Sortir de l’addiction au travail

Difficile avec l’addiction au travail de passer par une phase de sevrage total, c’est d’ailleurs bien là tout le problème : comment guérir d’une addiction à laquelle celle ou celui qui en souffre doit être confronté au quotidien ? Instant Office, site spécialisé dans la location de bureaux en France, s’est penché sur la question afin de fournir aux salariés quelques clés pour se défaire peu à peu de la boulomanie. La première : apprendre à déléguer et faire confiance à son équipe, cela permet de se focaliser sur les tâches les plus urgentes.
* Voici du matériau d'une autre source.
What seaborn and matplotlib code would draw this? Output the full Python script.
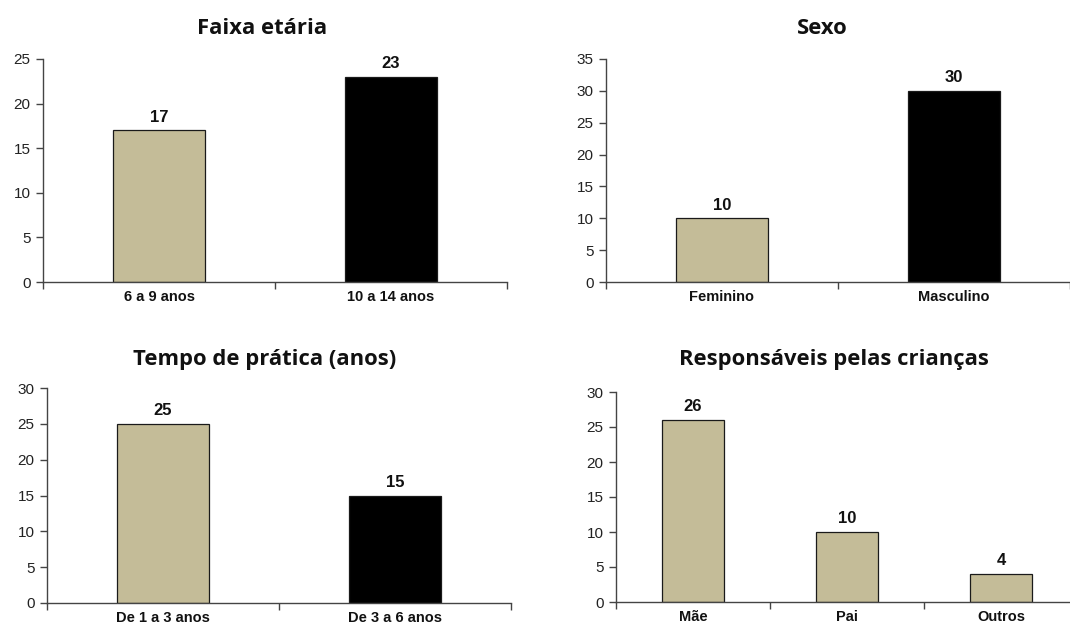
import matplotlib
matplotlib.use("Agg")
import matplotlib.pyplot as plt
import seaborn as sns
import pandas as pd

# Data
faixa_cats = ["6 a 9 anos", "10 a 14 anos"]
faixa_vals = [17, 23]

sexo_cats = ["Feminino", "Masculino"]
sexo_vals = [10, 30]

tempo_cats = ["De 1 a 3 anos", "De 3 a 6 anos"]
tempo_vals = [25, 15]

resp_cats = ["Mãe", "Pai", "Outros"]
resp_vals = [26, 10, 4]

BEIGE = "#C4BC98"
BLACK = "#000000"

sns.set_theme(style="white")
plt.rcParams["font.family"] = ["Liberation Sans", "DejaVu Sans"]

W, H = 1070, 628
fig = plt.figure(figsize=(W / 100, H / 100), dpi=100)
fig.patch.set_facecolor("white")


def px_axes(left, right, top, bottom):
    return fig.add_axes([left / W, 1 - bottom / H, (right - left) / W, (bottom - top) / H])


def panel(ax, cats, vals, colors, ymax, step, title, title_xy):
    df = pd.DataFrame({"cat": cats, "val": vals})
    sns.barplot(data=df, x="cat", y="val", hue="cat", palette=colors,
                order=cats, hue_order=cats, width=0.4, legend=False,
                edgecolor="#1a1a1a", linewidth=0.9, ax=ax, saturation=1)
    n = len(cats)
    ax.set_xlim(-0.5, n - 0.5)
    ax.set_ylim(0, ymax)
    ax.set_yticks(range(0, ymax + 1, step))
    ax.set_xlabel("")
    ax.set_ylabel("")
    for s in ["top", "right"]:
        ax.spines[s].set_visible(False)
    for s in ["left", "bottom"]:
        ax.spines[s].set_color("#444444")
        ax.spines[s].set_linewidth(1.0)
    ax.tick_params(axis="y", which="major", left=True, length=5, width=1,
                   color="#444444", labelsize=11, labelcolor="#222222", pad=4)
    ax.tick_params(axis="x", which="major", bottom=False, length=0, pad=6)
    ax.set_xticks([i - 0.5 for i in range(n + 1)], minor=True)
    ax.tick_params(axis="x", which="minor", bottom=True, length=5, width=1, color="#444444")
    for lbl in ax.get_xticklabels():
        lbl.set_fontweight("bold")
        lbl.set_fontsize(10.5)
        lbl.set_color("#111111")
    for c in ax.containers:
        ax.bar_label(c, fmt="%d", padding=4, fontsize=12, fontweight="bold", color="#111111")
    fig.text(title_xy[0] / W, 1 - title_xy[1] / H, title, ha="center", va="center",
             fontsize=15.8, fontweight="bold", family=["Open Sans", "DejaVu Sans"], color="#111111")


ax1 = px_axes(43, 507, 59, 282)
panel(ax1, faixa_cats, faixa_vals, [BEIGE, BLACK], 25, 5, "Faixa etária", (262, 28))

ax2 = px_axes(606, 1070, 59, 282)
panel(ax2, sexo_cats, sexo_vals, [BEIGE, BLACK], 35, 5, "Sexo", (822, 28))

ax3 = px_axes(47, 511, 388, 603)
panel(ax3, tempo_cats, tempo_vals, [BEIGE, BLACK], 30, 5, "Tempo de prática (anos)", (265, 360))

ax4 = px_axes(616, 1078, 392, 602)
panel(ax4, resp_cats, resp_vals, [BEIGE, BEIGE, BEIGE], 30, 5, "Responsáveis pelas crianças", (834, 360))

fig.savefig("out.png", dpi=100, facecolor="white")
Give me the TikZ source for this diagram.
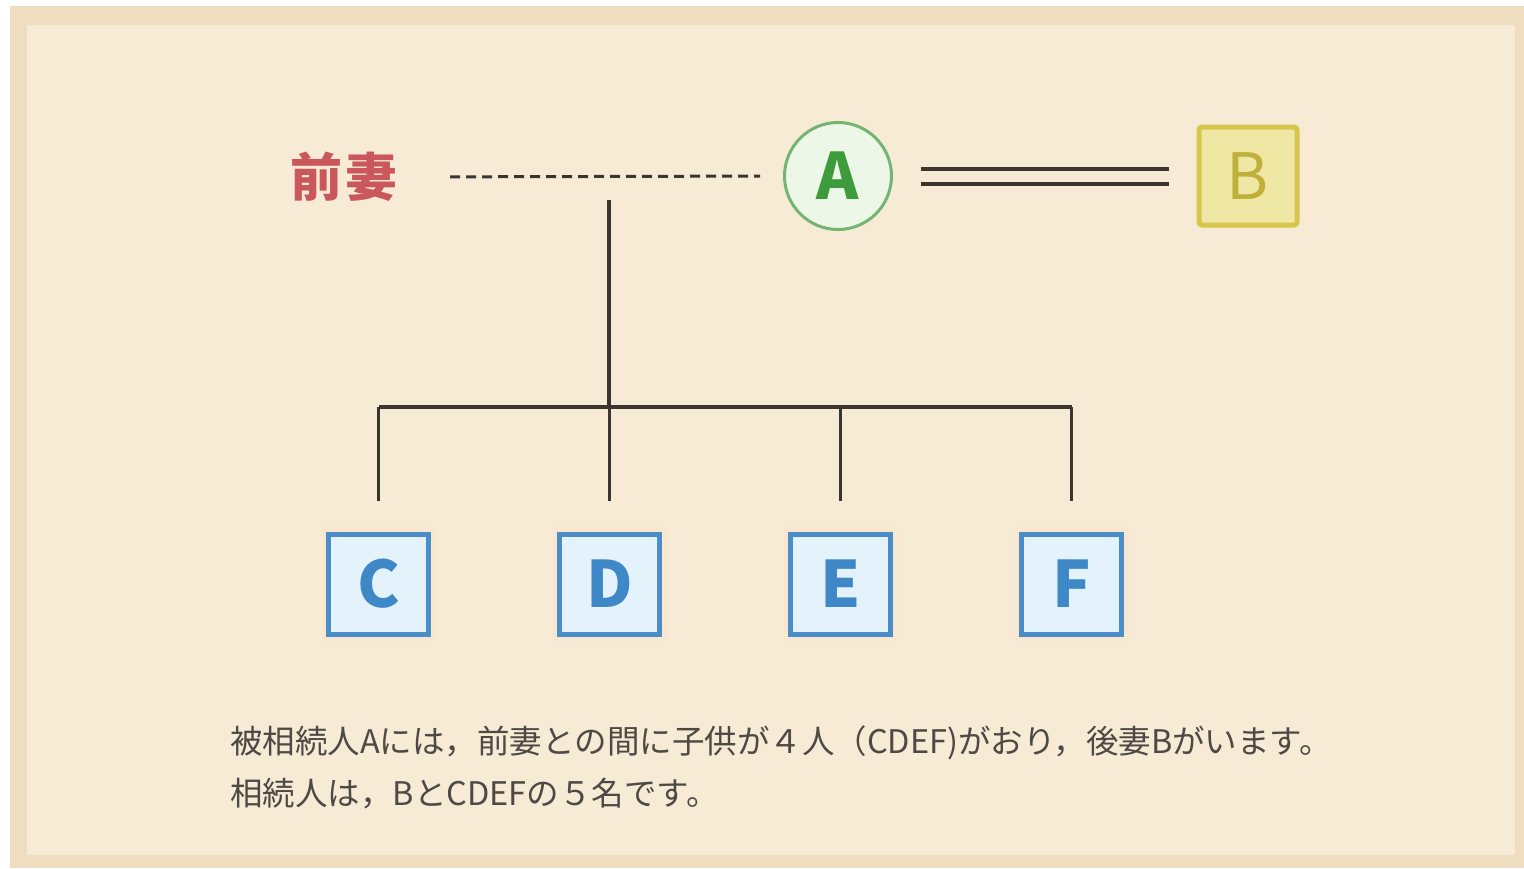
\documentclass[tikz,border=0pt]{standalone}
\usepackage{fontspec}
\setmainfont{Noto Sans CJK JP}
\definecolor{band}{HTML}{EEDEBF}
\definecolor{paper}{HTML}{F7EBD5}
\definecolor{ink}{HTML}{3B3530}
\definecolor{exred}{HTML}{C9575C}
\definecolor{agreen}{HTML}{74B572}
\definecolor{agreenfill}{HTML}{EDF7E8}
\definecolor{agreentext}{HTML}{3E9B3C}
\definecolor{byel}{HTML}{D6C64C}
\definecolor{byelfill}{HTML}{EFE7A4}
\definecolor{byeltext}{HTML}{BFB03A}
\definecolor{cblue}{HTML}{4B8DC9}
\definecolor{cbluefill}{HTML}{E4F2FB}
\definecolor{cbluetext}{HTML}{3F88C8}
\definecolor{halo}{HTML}{FAE7CF}
\tikzset{
  childbox/.style={draw=cblue, fill=cbluefill, line width=5pt, minimum size=100pt, inner sep=0pt,
    text=cbluetext, font=\fontsize{64}{64}\selectfont\bfseries,
    preaction={draw=halo, line width=14pt}},
  spouse/.style={draw=byel, fill=byelfill, line width=5pt, minimum size=98pt, inner sep=0pt, rounded corners=3pt,
    text=byeltext, font=\fontsize{64}{64}\selectfont},
  decedent/.style={circle, draw=agreen, fill=agreenfill, line width=3pt, minimum size=107pt, inner sep=0pt,
    text=agreentext, font=\fontsize{64}{64}\selectfont\bfseries},
  link/.style={draw=ink, line width=3.5pt},
  bodytext/.style={anchor=west, inner sep=0pt, text=ink!90, font=\fontsize{32.5}{32.5}\selectfont}
}
\begin{document}
\begin{tikzpicture}[x=1pt,y=-1pt]
\useasboundingbox (0,0) rectangle (1524,868);
\fill[white] (0,0) rectangle (1524,868);
\fill[band] (10,6) rectangle (1524,868);
\fill[paper] (27,25) rectangle (1515,855);

\node[text=exred, inner sep=0pt, font=\fontsize{52}{52}\selectfont\bfseries] (ex) at (344,177) {前\hspace{4pt}妻};
\node[decedent] (A) at (838,176) {A};
\node[spouse] (B) at (1248,176) {B};

\coordinate (top) at (609,200);
\coordinate (bar) at (609,407);

\node[childbox] (C) at (378.5,584) {C};
\node[childbox] (D) at (609.5,584) {D};
\node[childbox] (E) at (840.5,584) {E};
\node[childbox] (F) at (1071.5,584) {F};

\draw[link, line width=3pt, dash pattern=on 10pt off 6pt, shorten <=52pt, shorten >=23pt] (ex.east) -- (A.west);
\draw[draw=ink, line width=4pt, double=paper, double distance=11pt, shorten <=28pt, shorten >=28pt] (A.east) -- (B.west);

\draw[link] (top) -- (bar);
\draw[link] (C.north |- bar) -- (F.north |- bar);
\foreach \n in {C,D,E,F}{
  \draw[link, shorten >=31pt] (\n.north |- bar) -- (\n.north);
}

\node[bodytext] (t1) at (230,743) {被相続人Aには，前妻との間に子供が４人（CDEF)がおり，後妻Bがいます。};
\node[bodytext] (t2) at (230,794) {相続人は，BとCDEFの５名です。};
\end{tikzpicture}
\end{document}
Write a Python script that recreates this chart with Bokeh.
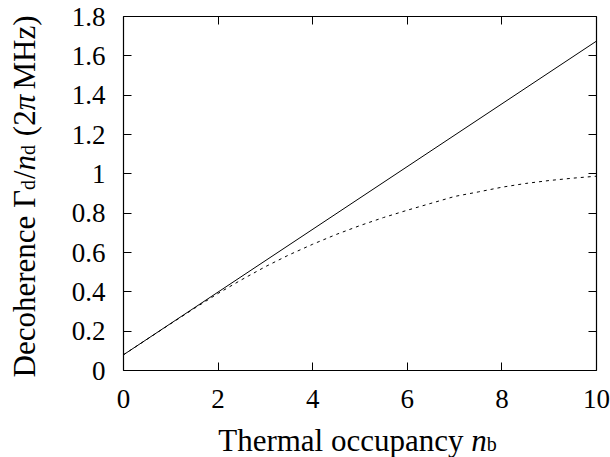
import math
from bokeh.plotting import figure
from bokeh.models import Range1d, FixedTicker, LinearAxis, Label
from bokeh.embed import file_html
from bokeh.resources import INLINE

# ---- data ----
x_solid = [0, 10]
y_solid = [0.08, 1.675]

x_dotted = [0, 0.5, 1, 1.5, 2, 2.5, 3, 3.5, 4, 4.5, 5, 5.5, 6, 6.5, 7, 7.5, 8, 8.5, 9, 9.5, 10]
y_dotted = [0.080, 0.159, 0.238, 0.316, 0.392, 0.462, 0.528, 0.588, 0.642, 0.692, 0.737,
            0.778, 0.815, 0.850, 0.885, 0.908, 0.932, 0.951, 0.966, 0.978, 0.988]

x_ticks = [0, 2, 4, 6, 8, 10]
x_tick_labels = ["0", "2", "4", "6", "8", "10"]
y_ticks = [0, 0.2, 0.4, 0.6, 0.8, 1, 1.2, 1.4, 1.6, 1.8]
y_tick_labels = ["0", "0.2", "0.4", "0.6", "0.8", "1", "1.2", "1.4", "1.6", "1.8"]

X0, X1 = 0, 10
Y0, Y1 = 0, 1.8

# ---- layout constants (pixels) ----
W, H = 610, 457
FL, FR, FT, FB = 123, 596, 16, 370      # where the data box sits on the page
FONT = "Liberation Serif"
TICK_SIZE = "27px"

# The frame spans the whole page; the ranges are widened so that the data box
# lands at FL..FR / FT..FB, and the axes are pinned to the box edges.
kx = (FR - FL) / (X1 - X0)
ky = (FB - FT) / (Y1 - Y0)
x_range = Range1d(X0 - FL / kx, X1 + (W - FR) / kx)
y_range = Range1d(Y0 - (H - FB) / ky, Y1 + FT / ky)

p = figure(width=W, height=H, x_range=x_range, y_range=y_range,
           x_axis_type=None, y_axis_type=None,
           output_backend="svg", toolbar_location=None,
           min_border=0, min_border_left=0, min_border_right=0,
           min_border_top=0, min_border_bottom=0)
p.grid.visible = False
p.outline_line_color = None
p.background_fill_color = "white"
p.border_fill_color = "white"

def make_axis(ticks, labels, show_labels, standoff, loc, bounds):
    ax = LinearAxis(fixed_location=loc, bounds=bounds)
    ax.ticker = FixedTicker(ticks=ticks)
    ax.major_tick_in = 8
    ax.major_tick_out = 0
    ax.minor_tick_line_color = None
    ax.major_tick_line_color = "black"
    ax.major_tick_line_width = 1
    ax.axis_line_color = "black"
    ax.axis_line_width = 1.2
    if show_labels:
        ax.major_label_overrides = {t: l for t, l in zip(ticks, labels)}
        ax.major_label_text_font = FONT
        ax.major_label_text_font_size = TICK_SIZE
        ax.major_label_text_color = "black"
        ax.major_label_standoff = standoff
    else:
        ax.major_label_text_font_size = "0px"
        ax.major_label_text_color = None
        ax.major_label_standoff = 0
    return ax

p.add_layout(make_axis(x_ticks, x_tick_labels, True, 19, Y0, (X0, X1)), "below")
p.add_layout(make_axis(y_ticks, y_tick_labels, True, 18, X0, (Y0, Y1)), "left")
p.add_layout(make_axis(x_ticks, x_tick_labels, False, 0, Y1, (X0, X1)), "above")
p.add_layout(make_axis(y_ticks, y_tick_labels, False, 0, X1, (Y0, Y1)), "right")

# ---- data lines ----
p.line(x_solid, y_solid, line_color="black", line_width=1)
p.line(x_dotted, y_dotted, line_color="black", line_width=1, line_dash="3 4")

# ---- axis titles built from pieces (roman / italic / subscript) ----
# screen units: x from the left edge of the frame (= page), y up from its bottom
def sx(px):
    return px

def sy(py):
    return H - py

TS = 31   # title font size
SS = 20   # subscript font size
SP = 0.25  # word space, em of the title font
SUB = 3.5  # subscript drop, px
# (text, style, size, baseline shift px, width in em, gap before in px)
x_title = [("Thermal occupancy", "normal", TS, 0, 7.914, 0),
           ("n", "italic", TS, 0, 0.5, SP * TS),
           ("b", "normal", SS, SUB, 0.55, 0)]
y_title = [("Decoherence", "normal", TS, 0, 5.219, 0),
           ("\u0393", "normal", TS, 0, 0.578, SP * TS),
           ("d", "normal", SS, SUB, 0.55, 0),
           ("/", "normal", TS, 0, 0.278, 0),
           ("n", "italic", TS, 0, 0.5, 0),
           ("d", "normal", SS, SUB, 0.55, 0),
           ("(2", "normal", TS, 0, 0.833, SP * TS),
           ("\u03c0", "italic", TS, 0, 0.5, 0),
           ("MHz)", "normal", TS, 0, 2.388, 0.17 * TS)]

def total_px(pieces):
    return sum(w * s + g for _, _, s, _, w, g in pieces)

def make_label(x, y, txt, st, sz, angle=0.0):
    return Label(x=x, y=y, x_units="screen", y_units="screen", text=txt,
                 text_font=FONT, text_font_style=st, text_font_size=f"{sz}px",
                 text_align="left", text_baseline="alphabetic", angle=angle,
                 text_color="black")

# x title: centred under the data box
cx = (FL + FR) / 2 - 2
pos = cx - total_px(x_title) / 2
base = 440
for txt, st, sz, sh, w, g in x_title:
    pos += g
    p.add_layout(make_label(sx(pos), sy(base + sh), txt, st, sz))
    pos += w * sz

# y title: rotated, centred on the data box
cy = (FT + FB) / 2 + 3
pos = cy + total_px(y_title) / 2
basex = 23.5
for txt, st, sz, sh, w, g in y_title:
    pos -= g
    p.add_layout(make_label(sx(basex + sh), sy(pos), txt, st, sz, math.pi / 2))
    pos -= w * sz

open("out.html", "w").write(file_html(p, INLINE))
La seconde : réduire les sources de distraction et éviter de tomber dans le syndrome de la réunionite aiguë.

L’autre point essentiel pour combattre l’addiction au travail est le respect de l’équilibre vie pro/vie perso qui doit être encouragé par l’entreprise. Un équilibre qui peut notamment s’atteindre en adoptant une digital détox dans le cadre de la sphère privée. D’après une étude publiée par Opinion Way plus tôt cette année, 47% des femmes et 32% des hommes ont déclaré se connecter le soir et le weekend pour le travail. C’est d’ailleurs pour favoriser ce fameux équilibre que le droit à la déconnexion a été mis en place dans le cadre de la loi travail il y a maintenant plus de deux ans.

Alain Morel est psychiatre, Directeur Général de l’association Oppelia et auteur publié aux éditions Dunod.